» Task objective:
Produce an exact copy of all the data below, dropping every image.

═════ Information shown

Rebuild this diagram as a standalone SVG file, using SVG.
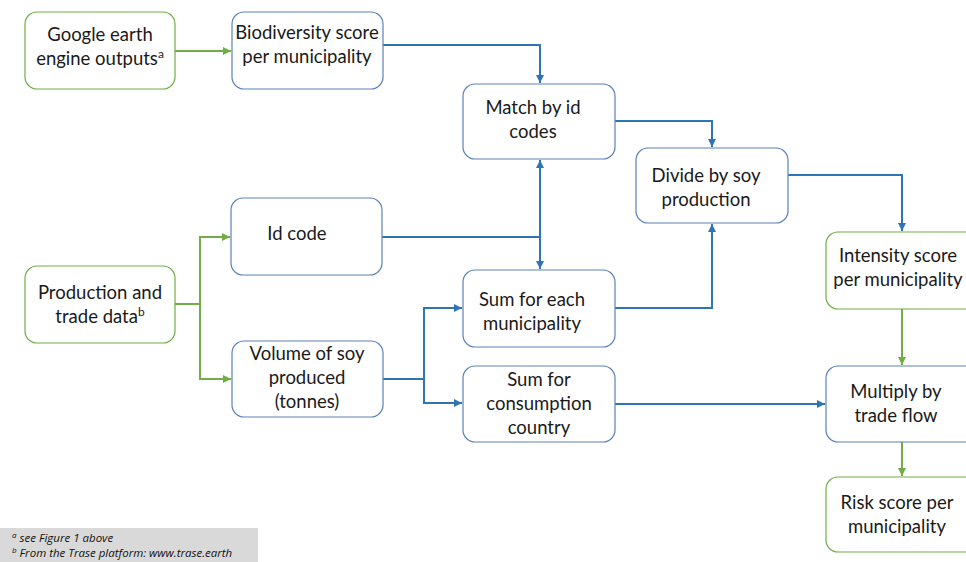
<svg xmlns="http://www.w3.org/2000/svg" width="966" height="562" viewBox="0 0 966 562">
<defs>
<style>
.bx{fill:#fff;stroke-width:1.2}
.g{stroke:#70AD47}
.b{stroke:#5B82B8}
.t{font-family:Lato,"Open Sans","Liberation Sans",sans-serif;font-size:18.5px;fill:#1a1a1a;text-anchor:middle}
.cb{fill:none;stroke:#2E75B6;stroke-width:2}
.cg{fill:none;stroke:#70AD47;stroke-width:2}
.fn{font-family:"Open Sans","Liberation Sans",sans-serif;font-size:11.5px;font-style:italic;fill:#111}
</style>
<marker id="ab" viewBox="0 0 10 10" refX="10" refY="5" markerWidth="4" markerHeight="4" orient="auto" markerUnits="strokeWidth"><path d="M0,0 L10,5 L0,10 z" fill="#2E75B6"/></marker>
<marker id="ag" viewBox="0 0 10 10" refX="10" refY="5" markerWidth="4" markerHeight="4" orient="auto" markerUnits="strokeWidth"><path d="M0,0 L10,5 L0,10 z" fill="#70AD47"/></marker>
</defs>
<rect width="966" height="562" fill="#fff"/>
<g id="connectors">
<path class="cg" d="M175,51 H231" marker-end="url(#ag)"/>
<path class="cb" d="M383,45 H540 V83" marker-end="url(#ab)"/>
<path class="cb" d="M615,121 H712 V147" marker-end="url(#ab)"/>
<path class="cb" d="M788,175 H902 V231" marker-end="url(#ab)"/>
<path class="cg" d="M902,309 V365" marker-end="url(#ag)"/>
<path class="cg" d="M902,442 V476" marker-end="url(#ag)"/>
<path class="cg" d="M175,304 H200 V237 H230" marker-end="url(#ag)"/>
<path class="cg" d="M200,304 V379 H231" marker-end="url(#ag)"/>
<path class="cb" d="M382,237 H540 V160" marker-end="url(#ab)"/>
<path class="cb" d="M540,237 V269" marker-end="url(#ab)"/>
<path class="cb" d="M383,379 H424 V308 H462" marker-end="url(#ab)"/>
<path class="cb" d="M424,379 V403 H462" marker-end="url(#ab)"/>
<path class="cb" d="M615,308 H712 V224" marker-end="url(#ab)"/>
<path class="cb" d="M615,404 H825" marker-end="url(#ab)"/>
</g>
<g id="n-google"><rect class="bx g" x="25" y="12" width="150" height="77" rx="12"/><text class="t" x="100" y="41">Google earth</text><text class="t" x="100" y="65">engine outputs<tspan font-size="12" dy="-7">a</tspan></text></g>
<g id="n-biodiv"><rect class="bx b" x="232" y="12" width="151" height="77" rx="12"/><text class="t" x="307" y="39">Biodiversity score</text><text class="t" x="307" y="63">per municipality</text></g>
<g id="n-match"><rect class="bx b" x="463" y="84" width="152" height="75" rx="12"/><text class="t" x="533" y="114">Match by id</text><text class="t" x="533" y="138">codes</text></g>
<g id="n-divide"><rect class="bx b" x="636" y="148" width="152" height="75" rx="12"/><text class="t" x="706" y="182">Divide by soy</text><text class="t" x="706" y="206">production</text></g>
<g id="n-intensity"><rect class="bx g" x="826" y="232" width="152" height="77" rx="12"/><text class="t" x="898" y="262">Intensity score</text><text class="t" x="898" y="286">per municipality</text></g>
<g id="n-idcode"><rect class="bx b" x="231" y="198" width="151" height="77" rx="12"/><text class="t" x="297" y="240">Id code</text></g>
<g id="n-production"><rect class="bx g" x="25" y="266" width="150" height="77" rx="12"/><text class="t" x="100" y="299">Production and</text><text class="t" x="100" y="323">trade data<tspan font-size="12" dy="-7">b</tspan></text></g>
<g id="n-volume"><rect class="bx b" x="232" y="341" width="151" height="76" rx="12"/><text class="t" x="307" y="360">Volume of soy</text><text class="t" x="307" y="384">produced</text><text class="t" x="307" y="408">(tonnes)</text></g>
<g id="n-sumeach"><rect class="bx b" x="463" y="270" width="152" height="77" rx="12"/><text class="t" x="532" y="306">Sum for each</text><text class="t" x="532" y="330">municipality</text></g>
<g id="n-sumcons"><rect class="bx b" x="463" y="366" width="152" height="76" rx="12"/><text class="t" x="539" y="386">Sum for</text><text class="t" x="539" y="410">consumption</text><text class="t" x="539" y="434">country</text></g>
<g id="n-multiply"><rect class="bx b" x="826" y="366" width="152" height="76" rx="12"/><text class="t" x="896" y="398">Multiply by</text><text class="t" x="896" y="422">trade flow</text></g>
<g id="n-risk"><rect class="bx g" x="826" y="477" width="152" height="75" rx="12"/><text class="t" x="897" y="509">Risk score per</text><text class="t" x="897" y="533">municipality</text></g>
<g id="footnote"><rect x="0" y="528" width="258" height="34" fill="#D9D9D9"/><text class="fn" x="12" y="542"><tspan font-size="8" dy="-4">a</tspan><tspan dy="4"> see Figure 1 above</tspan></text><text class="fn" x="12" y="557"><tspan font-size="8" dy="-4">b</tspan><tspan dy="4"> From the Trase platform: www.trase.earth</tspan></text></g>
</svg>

══════════

» Exercise answer:
Rebuild this diagram as a standalone SVG file, using SVG.
<svg xmlns="http://www.w3.org/2000/svg" width="966" height="562" viewBox="0 0 966 562">
<defs>
<style>
.bx{fill:#fff;stroke-width:1.2}
.g{stroke:#70AD47}
.b{stroke:#5B82B8}
.t{font-family:Lato,"Open Sans","Liberation Sans",sans-serif;font-size:18.5px;fill:#1a1a1a;text-anchor:middle}
.cb{fill:none;stroke:#2E75B6;stroke-width:2}
.cg{fill:none;stroke:#70AD47;stroke-width:2}
.fn{font-family:"Open Sans","Liberation Sans",sans-serif;font-size:11.5px;font-style:italic;fill:#111}
</style>
<marker id="ab" viewBox="0 0 10 10" refX="10" refY="5" markerWidth="4" markerHeight="4" orient="auto" markerUnits="strokeWidth"><path d="M0,0 L10,5 L0,10 z" fill="#2E75B6"/></marker>
<marker id="ag" viewBox="0 0 10 10" refX="10" refY="5" markerWidth="4" markerHeight="4" orient="auto" markerUnits="strokeWidth"><path d="M0,0 L10,5 L0,10 z" fill="#70AD47"/></marker>
</defs>
<rect width="966" height="562" fill="#fff"/>
<g id="connectors">
<path class="cg" d="M175,51 H231" marker-end="url(#ag)"/>
<path class="cb" d="M383,45 H540 V83" marker-end="url(#ab)"/>
<path class="cb" d="M615,121 H712 V147" marker-end="url(#ab)"/>
<path class="cb" d="M788,175 H902 V231" marker-end="url(#ab)"/>
<path class="cg" d="M902,309 V365" marker-end="url(#ag)"/>
<path class="cg" d="M902,442 V476" marker-end="url(#ag)"/>
<path class="cg" d="M175,304 H200 V237 H230" marker-end="url(#ag)"/>
<path class="cg" d="M200,304 V379 H231" marker-end="url(#ag)"/>
<path class="cb" d="M382,237 H540 V160" marker-end="url(#ab)"/>
<path class="cb" d="M540,237 V269" marker-end="url(#ab)"/>
<path class="cb" d="M383,379 H424 V308 H462" marker-end="url(#ab)"/>
<path class="cb" d="M424,379 V403 H462" marker-end="url(#ab)"/>
<path class="cb" d="M615,308 H712 V224" marker-end="url(#ab)"/>
<path class="cb" d="M615,404 H825" marker-end="url(#ab)"/>
</g>
<g id="n-google"><rect class="bx g" x="25" y="12" width="150" height="77" rx="12"/><text class="t" x="100" y="41">Google earth</text><text class="t" x="100" y="65">engine outputs<tspan font-size="12" dy="-7">a</tspan></text></g>
<g id="n-biodiv"><rect class="bx b" x="232" y="12" width="151" height="77" rx="12"/><text class="t" x="307" y="39">Biodiversity score</text><text class="t" x="307" y="63">per municipality</text></g>
<g id="n-match"><rect class="bx b" x="463" y="84" width="152" height="75" rx="12"/><text class="t" x="533" y="114">Match by id</text><text class="t" x="533" y="138">codes</text></g>
<g id="n-divide"><rect class="bx b" x="636" y="148" width="152" height="75" rx="12"/><text class="t" x="706" y="182">Divide by soy</text><text class="t" x="706" y="206">production</text></g>
<g id="n-intensity"><rect class="bx g" x="826" y="232" width="152" height="77" rx="12"/><text class="t" x="898" y="262">Intensity score</text><text class="t" x="898" y="286">per municipality</text></g>
<g id="n-idcode"><rect class="bx b" x="231" y="198" width="151" height="77" rx="12"/><text class="t" x="297" y="240">Id code</text></g>
<g id="n-production"><rect class="bx g" x="25" y="266" width="150" height="77" rx="12"/><text class="t" x="100" y="299">Production and</text><text class="t" x="100" y="323">trade data<tspan font-size="12" dy="-7">b</tspan></text></g>
<g id="n-volume"><rect class="bx b" x="232" y="341" width="151" height="76" rx="12"/><text class="t" x="307" y="360">Volume of soy</text><text class="t" x="307" y="384">produced</text><text class="t" x="307" y="408">(tonnes)</text></g>
<g id="n-sumeach"><rect class="bx b" x="463" y="270" width="152" height="77" rx="12"/><text class="t" x="532" y="306">Sum for each</text><text class="t" x="532" y="330">municipality</text></g>
<g id="n-sumcons"><rect class="bx b" x="463" y="366" width="152" height="76" rx="12"/><text class="t" x="539" y="386">Sum for</text><text class="t" x="539" y="410">consumption</text><text class="t" x="539" y="434">country</text></g>
<g id="n-multiply"><rect class="bx b" x="826" y="366" width="152" height="76" rx="12"/><text class="t" x="896" y="398">Multiply by</text><text class="t" x="896" y="422">trade flow</text></g>
<g id="n-risk"><rect class="bx g" x="826" y="477" width="152" height="75" rx="12"/><text class="t" x="897" y="509">Risk score per</text><text class="t" x="897" y="533">municipality</text></g>
<g id="footnote"><rect x="0" y="528" width="258" height="34" fill="#D9D9D9"/><text class="fn" x="12" y="542"><tspan font-size="8" dy="-4">a</tspan><tspan dy="4"> see Figure 1 above</tspan></text><text class="fn" x="12" y="557"><tspan font-size="8" dy="-4">b</tspan><tspan dy="4"> From the Trase platform: www.trase.earth</tspan></text></g>
</svg>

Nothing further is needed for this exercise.